Directions =
Extract the first line of the entries below and every line after it up to the one containing "p.add_layout(labels)", both kept. Pictures are excluded.

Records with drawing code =
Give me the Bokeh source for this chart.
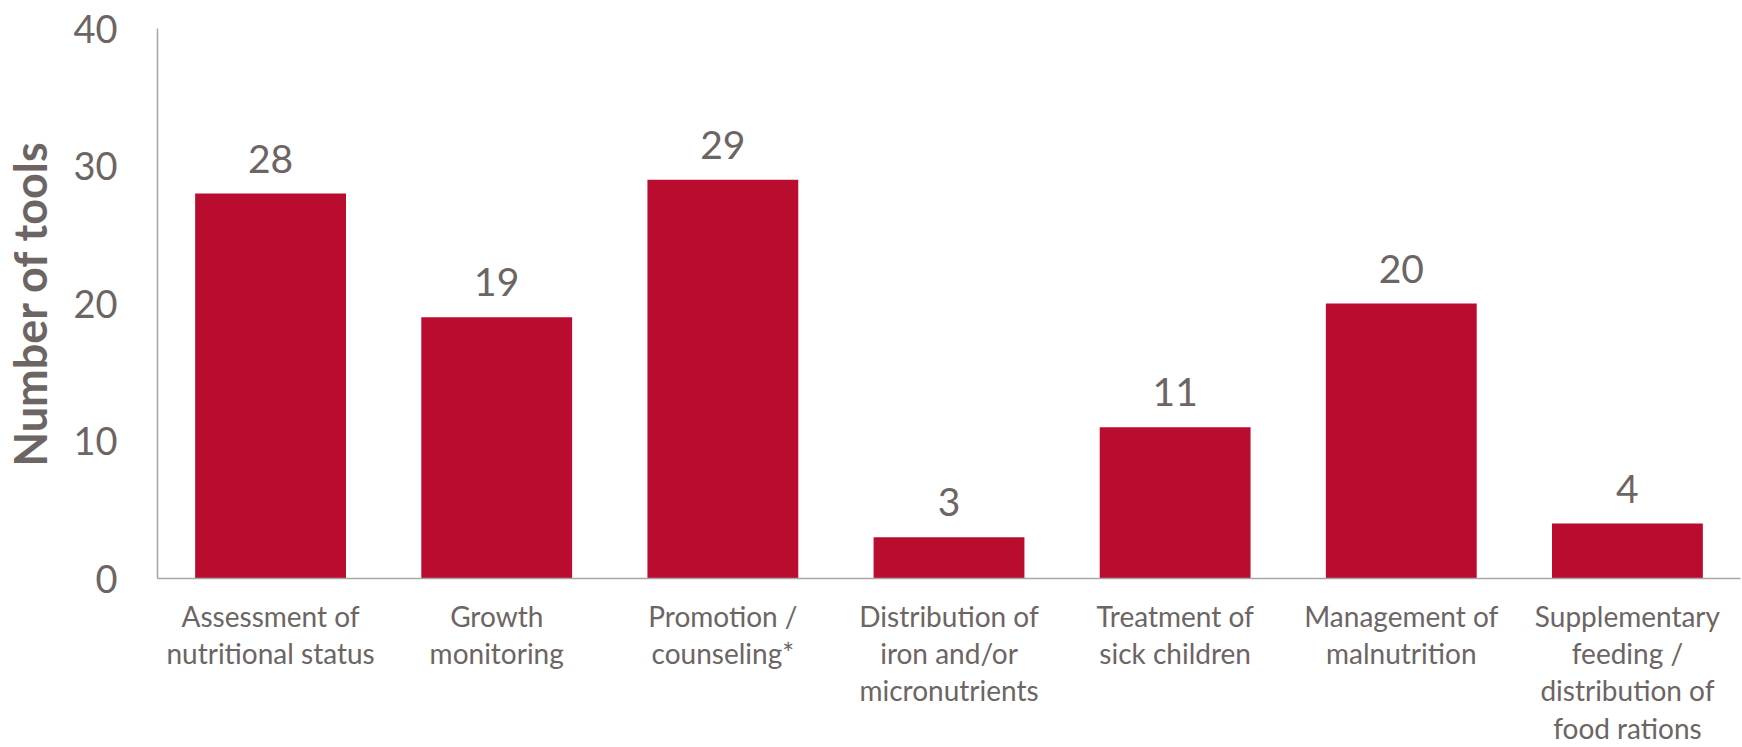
from bokeh.plotting import figure
from bokeh.models import ColumnDataSource, FactorRange, Range1d, LabelSet
from bokeh.core.properties import value
from bokeh.embed import file_html
from bokeh.resources import INLINE

# Nutrition-related tool counts by service area
categories = [
    "Assessment of\nnutritional status",
    "Growth\nmonitoring",
    "Promotion /\ncounseling*",
    "Distribution of\niron and/or\nmicronutrients",
    "Treatment of\nsick children",
    "Management of\nmalnutrition",
    "Supplementary\nfeeding /\ndistribution of\nfood rations",
]
counts = [28, 19, 29, 3, 11, 20, 4]
y_ticks = [0, 10, 20, 30, 40]

BAR = "#BA0C2F"
TEXT = "#6D6464"
AXIS = "#A6A6A6"
FONT = "Lato"

source = ColumnDataSource(dict(cat=categories, n=counts, lbl=[str(v) for v in counts]))

p = figure(
    x_range=FactorRange(*categories, range_padding=0),
    y_range=Range1d(0, 40),
    width=1742, height=747,
    output_backend="svg", toolbar_location=None,
    min_border_left=154, min_border_right=2, min_border_top=28, min_border_bottom=166,
)
p.outline_line_color = None
p.xgrid.grid_line_color = None
p.ygrid.grid_line_color = None

p.vbar(x="cat", top="n", width=0.667, source=source, color=BAR, line_color=None)

labels = LabelSet(x="cat", y="n", text="lbl", source=source, y_offset=21,
                  text_align="center", text_baseline="alphabetic",
                  text_font=value(FONT), text_font_size=value("39px"),
                  text_color=value(TEXT))
p.add_layout(labels)

p.yaxis.ticker = y_ticks
p.yaxis.axis_label = "Number of tools"
p.yaxis.axis_label_text_font = FONT
p.yaxis.axis_label_text_font_style = "bold"
p.yaxis.axis_label_text_font_size = "45px"
p.yaxis.axis_label_text_color = TEXT
p.yaxis.axis_label_standoff = 13
p.yaxis.major_label_text_font = FONT
p.yaxis.major_label_text_font_size = "38px"
p.yaxis.major_label_text_color = TEXT
p.yaxis.major_label_standoff = 40

p.xaxis.major_label_text_font = FONT
p.xaxis.major_label_text_font_size = "28px"
p.xaxis.major_label_text_color = TEXT
p.xaxis.major_label_text_line_height = 1.1
p.xaxis.major_label_standoff = 20

for ax in (p.xaxis, p.yaxis):
    ax.axis_line_color = AXIS
    ax.axis_line_width = 1.5
    ax.major_tick_line_color = None
    ax.minor_tick_line_color = None
    ax.major_tick_out = 0
    ax.major_tick_in = 0

open("out.html", "w").write(file_html(p, INLINE))
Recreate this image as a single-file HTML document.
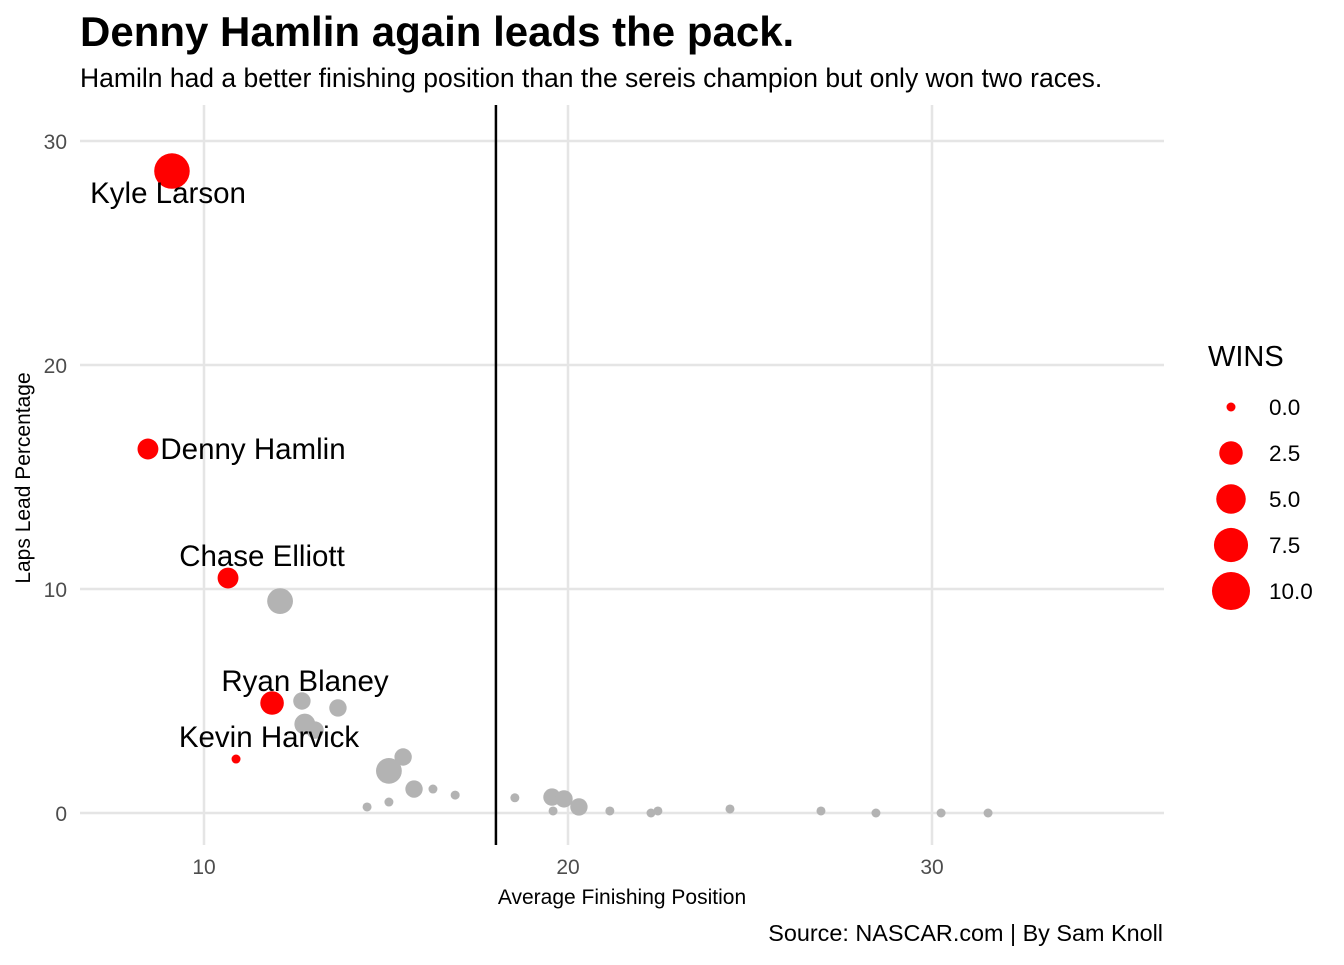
<!DOCTYPE html>
<html><head><meta charset="utf-8"><style>
body{margin:0;background:#fff;font-family:"Liberation Sans",Arial,sans-serif}
svg text{font-family:"Liberation Sans",Arial,sans-serif}
</style></head><body>
<svg id="c" width="1344" height="960" xmlns="http://www.w3.org/2000/svg">
<text x="80" y="46" font-size="42" font-weight="bold" fill="#000">Denny Hamlin again leads the pack.</text>
<text x="80" y="87" font-size="26.5" fill="#000">Hamiln had a better finishing position than the sereis champion but only won two races.</text>
<g id="grid"></g><g id="pts"></g><g id="lbls"></g>
<text x="622" y="904" font-size="21" text-anchor="middle" fill="#000">Average Finishing Position</text>
<text transform="translate(30,478) rotate(-90)" font-size="21" text-anchor="middle" fill="#000">Laps Lead Percentage</text>
<text x="1163" y="941" font-size="23.4" text-anchor="end" fill="#000">Source: NASCAR.com | By Sam Knoll</text>
<text x="1208" y="366" font-size="29" fill="#000">WINS</text>
<g id="leg"></g>
</svg>
<script>
const xs=[9.12,8.46,10.66,11.87,10.88,12.09,12.69,13.68,12.77,13.05,15.47,15.08,15.77,16.29,16.9,14.48,15.08,18.54,19.56,19.89,19.59,20.3,21.15,22.28,22.47,24.45,26.95,28.46,30.25,31.54];
const ys=[28.66,16.25,10.49,4.91,2.41,9.46,5.0,4.69,3.97,3.7,2.5,1.88,1.07,1.07,0.8,0.27,0.49,0.68,0.71,0.63,0.09,0.27,0.09,0,0.09,0.18,0.09,0,0,0];
const wins=[10,2,2,3,0,4,1,1,2,1,1,4,1,0,0,0,0,0,1,1,0,1,0,0,0,0,0,0,0,0];
const playoff=[1,1,1,1,1,0,0,0,0,0,0,0,0,0,0,0,0,0,0,0,0,0,0,0,0,0,0,0,0,0];
const names=["Kyle Larson","Denny Hamlin","Chase Elliott","Ryan Blaney","Kevin Harvick"];
const xTicks=[10,20,30];
const yTicks=[0,10,20,30];
const legendVals=[0,2.5,5,7.5,10];
const vline=18.02;
const X=v=>204+(v-10)*36.4, Y=v=>813-v*22.4;
const R=w=>4.5+4.2*Math.sqrt(w);
const NS="http://www.w3.org/2000/svg";
function mk(p,t,a){const e=document.createElementNS(NS,t);for(const k in a)e.setAttribute(k,a[k]);p.appendChild(e);return e;}
const g=document.getElementById('grid');
for(const t of xTicks){
 const l=mk(g,'line',{x1:X(t),x2:X(t),y1:105,y2:845,stroke:'#e5e5e5','stroke-width':2.5});
 
 
 const tx=mk(g,'text',{x:X(t),y:874,'font-size':21,fill:'#4d4d4d','text-anchor':'middle'});tx.textContent=t;
 
 
}
for(const t of yTicks){
 const l=mk(g,'line',{x1:80,x2:1164,y1:Y(t),y2:Y(t),stroke:'#e5e5e5','stroke-width':2.5});
 
 
 const tx=mk(g,'text',{x:67,y:Y(t)+8,'font-size':21,fill:'#4d4d4d','text-anchor':'end'});tx.textContent=t;
 
 
}
const vl=mk(g,'line',{x1:X(vline),x2:X(vline),y1:105,y2:845,stroke:'#000','stroke-width':2.5});


const pg=document.getElementById('pts');
const order=xs.map((_,i)=>i).sort((a,b)=>playoff[a]-playoff[b]);
for(const i of order){
 const c=mk(pg,'circle',{cx:X(xs[i]),cy:Y(ys[i]),r:R(wins[i]),fill:playoff[i]?'#ff0000':'#b3b3b3'});
 
 
}
const lg=document.getElementById('lbls');
const pos=[[168,203],[253,459],[262,566],[305,691],[269,747]];
for(let i=0;i<names.length;i++){
 const t=mk(lg,'text',{x:pos[i][0],y:pos[i][1],'font-size':29.5,fill:'#000','text-anchor':'middle'});
 t.textContent=names[i];
 
 
}
const leg=document.getElementById('leg');
legendVals.forEach((v,k)=>{
 const cy=407+k*46;
 const c=mk(leg,'circle',{cx:1231,cy:cy,r:4.5+4.59*Math.sqrt(v),fill:'#ff0000'});
 
 
 const t=mk(leg,'text',{x:1269,y:cy+8,'font-size':22.5,fill:'#000'});t.textContent=v.toFixed(1);
 
 
});
</script>
</body></html>
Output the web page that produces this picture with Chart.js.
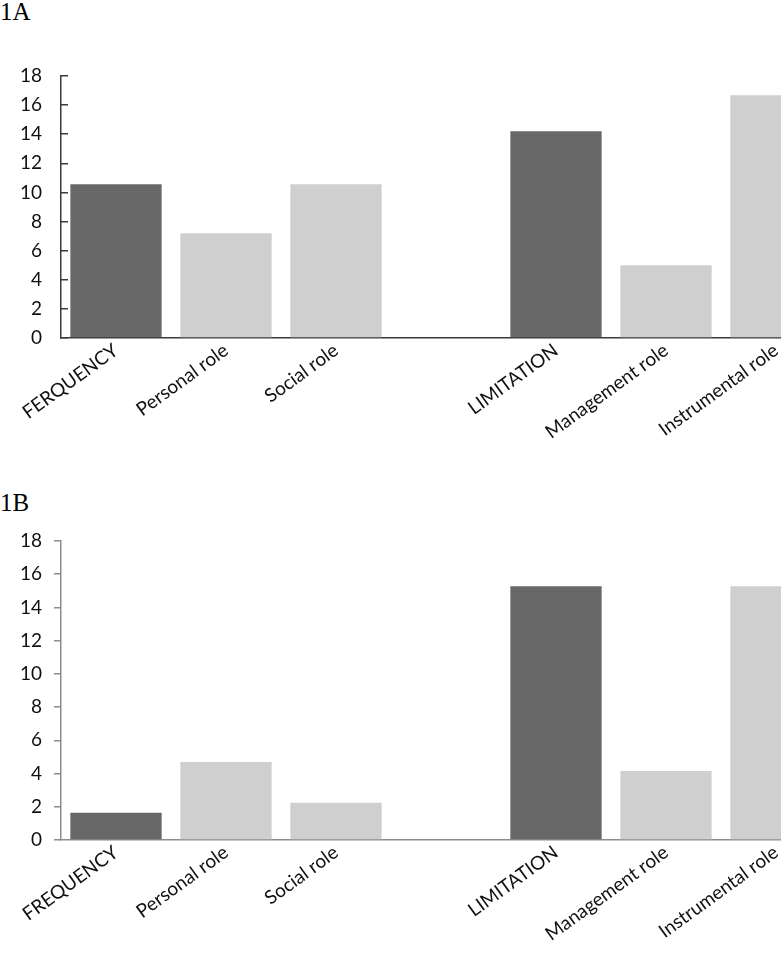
<!DOCTYPE html>
<html>
<head>
<meta charset="utf-8">
<script src="https://cdn.jsdelivr.net/npm/chart.js@4/dist/chart.umd.min.js"></script>
<style>
    html, body { margin: 0; padding: 0; background: #fff; overflow: hidden; width: 781px; height: 962px; }
    .panel-label { position: absolute; left: 0; font-family: "Liberation Serif", serif; font-size: 25px; line-height: 25px; color: #000; }
    canvas { position: absolute; left: 0; }
</style>
</head>
<body>
<div class="panel-label" style="top:-1px;">1A</div>
<canvas id="chartA" width="840" height="480" style="top:0px;"></canvas>
<div class="panel-label" style="top:490px;">1B</div>
<canvas id="chartB" width="840" height="482" style="top:480px;"></canvas>

<script>
// ===== Data =====
const labelsA = ["FERQUENCY", "Personal role", "Social role", "", "LIMITATION", "Management role", "Instrumental role"];
const labelsB = ["FREQUENCY", "Personal role", "Social role", "", "LIMITATION", "Management role", "Instrumental role"];
const valuesA = [10.56, 7.19, 10.56, null, 14.2, 5.0, 16.67];
const valuesB = [1.64, 4.69, 2.25, null, 15.27, 4.15, 15.27];
const yTicks = [0, 2, 4, 6, 8, 10, 12, 14, 16, 18];

const DARK = "#686868";
const LIGHT = "#cfcfcf";
const barColors = [DARK, LIGHT, LIGHT, LIGHT, DARK, LIGHT, LIGHT];

// ===== Build one chart =====
function makeChart(canvasId, labels, values, opts) {
    const ctx = document.getElementById(canvasId).getContext("2d");
    return new Chart(ctx, {
        type: "bar",
        data: {
            labels: labels,
            datasets: [{
                data: values,
                backgroundColor: barColors,
                borderWidth: 0,
                barPercentage: 0.83,
                categoryPercentage: 1.0
            }]
        },
        options: {
            responsive: false,
            animation: false,
            devicePixelRatio: 1,
            layout: { padding: { top: opts.top, right: 9, left: 0, bottom: 0 } },
            plugins: { legend: { display: false }, tooltip: { enabled: false } },
            scales: {
                x: {
                    grid: { display: false, drawTicks: false },
                    border: { display: true, color: opts.axisColor, width: 1.5 },
                    ticks: {
                        autoSkip: false,
                        minRotation: 36,
                        maxRotation: 36,
                        padding: 1,
                        color: "#111",
                        font: { family: "Lato", size: 19 }
                    },
                    afterFit: scale => { scale.height = opts.xHeight; }
                },
                y: {
                    min: 0,
                    max: 18,
                    afterBuildTicks: scale => { scale.ticks = yTicks.map(v => ({ value: v })); },
                    grid: {
                        drawOnChartArea: false,
                        drawTicks: true,
                        tickLength: opts.tickLength,
                        color: opts.axisColor,
                        lineWidth: 1.5
                    },
                    border: { display: true, color: opts.axisColor, width: 1.5 },
                    ticks: {
                        padding: opts.tickPad,
                        color: "#111",
                        font: { family: "Lato", size: 19 }
                    },
                    afterFit: scale => { scale.width = 61; }
                }
            }
        }
    });
}

// ===== Charts =====
makeChart("chartA", labelsA, valuesA, { top: 76, xHeight: 142, axisColor: "#3a3a3a", tickLength: -7, tickPad: 26 });
makeChart("chartB", labelsB, valuesB, { top: 61, xHeight: 122, axisColor: "#8c8c8c", tickLength: 7, tickPad: 12 });
</script>
</body>
</html>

Answer for the task =
Give me the Bokeh source for this chart.
from bokeh.plotting import figure
from bokeh.models import ColumnDataSource, FactorRange, Range1d, LabelSet
from bokeh.core.properties import value
from bokeh.embed import file_html
from bokeh.resources import INLINE

# Nutrition-related tool counts by service area
categories = [
    "Assessment of\nnutritional status",
    "Growth\nmonitoring",
    "Promotion /\ncounseling*",
    "Distribution of\niron and/or\nmicronutrients",
    "Treatment of\nsick children",
    "Management of\nmalnutrition",
    "Supplementary\nfeeding /\ndistribution of\nfood rations",
]
counts = [28, 19, 29, 3, 11, 20, 4]
y_ticks = [0, 10, 20, 30, 40]

BAR = "#BA0C2F"
TEXT = "#6D6464"
AXIS = "#A6A6A6"
FONT = "Lato"

source = ColumnDataSource(dict(cat=categories, n=counts, lbl=[str(v) for v in counts]))

p = figure(
    x_range=FactorRange(*categories, range_padding=0),
    y_range=Range1d(0, 40),
    width=1742, height=747,
    output_backend="svg", toolbar_location=None,
    min_border_left=154, min_border_right=2, min_border_top=28, min_border_bottom=166,
)
p.outline_line_color = None
p.xgrid.grid_line_color = None
p.ygrid.grid_line_color = None

p.vbar(x="cat", top="n", width=0.667, source=source, color=BAR, line_color=None)

labels = LabelSet(x="cat", y="n", text="lbl", source=source, y_offset=21,
                  text_align="center", text_baseline="alphabetic",
                  text_font=value(FONT), text_font_size=value("39px"),
                  text_color=value(TEXT))
p.add_layout(labels)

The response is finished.